Tom and Daisy also seem to be searching for some "warm center of the world" (7). Nick recounts the pair's drifting "here and there ... for no particular reason" (10). Wealthy beyond comparison, Tom randomly interjects, "Civilization's going to pieces" (17). It would seem that Tom feels powerless and alone drifting in the world. What would be a perfect existence for many, is a desolate and dreary life for the one who lives it. He seeks out women, trying to balance some excitement and consistency in his life. However, his habit always seems to uproot both him and Daisy and require that they start over. Ironically, Daisy who married Tom to settle down couldn't really put roots down and have a stable life. Fitzgerald destroys and casts down the American ideals of a wealthy marriage and shows an imperfect and troubled union.

Obviously, the author does not see wealth, one of the tenants of the "rags to riches" stories, as a benevolent possession. Fitzgerald refuses to accept Tom and Daisy's "fulfillment" of the ideal American marriage.

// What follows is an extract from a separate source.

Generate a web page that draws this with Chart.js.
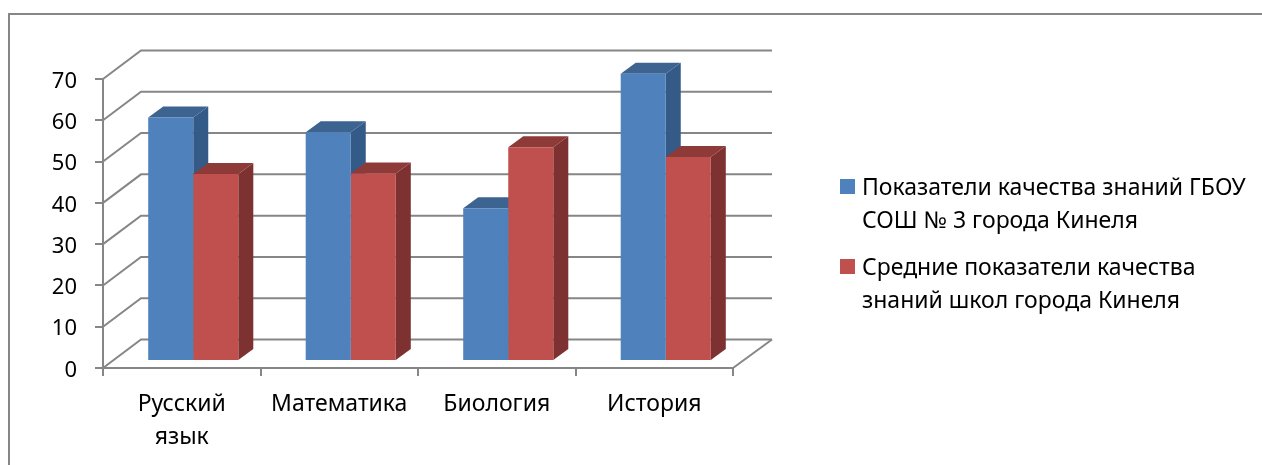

Gatsby, Myrtle, Tom and Daisy, and Nick all feel in some way or another alone, and they pursue some method of escape. In each situation, Fitzgerald showed that the American Ideals led to failure: earning money as a bond agent, marrying the wealthy, acquiring wealth in less than honest means, and inheriting wealth. Trying to understand the failures of him and his friends, Nick remarks, "perhaps we all possessed some deficiency in common which made us subtly unadaptable to Eastern life" (184). Through examination of Nick and his friends, Fitzgerald suggests that the American dream is incompatible for many because of subtle flaws intrinsic to human nature. Somehow, all of Nick's, Myrtle's, Tom's, Daisy's, and Gatsby's dreams are never quite fulfilled. As they drifted in search of some way of finding that "rainbow connection," Fitzgerald underscores in The Great Gatsby that we likewise drift in the oceans of society to find our place.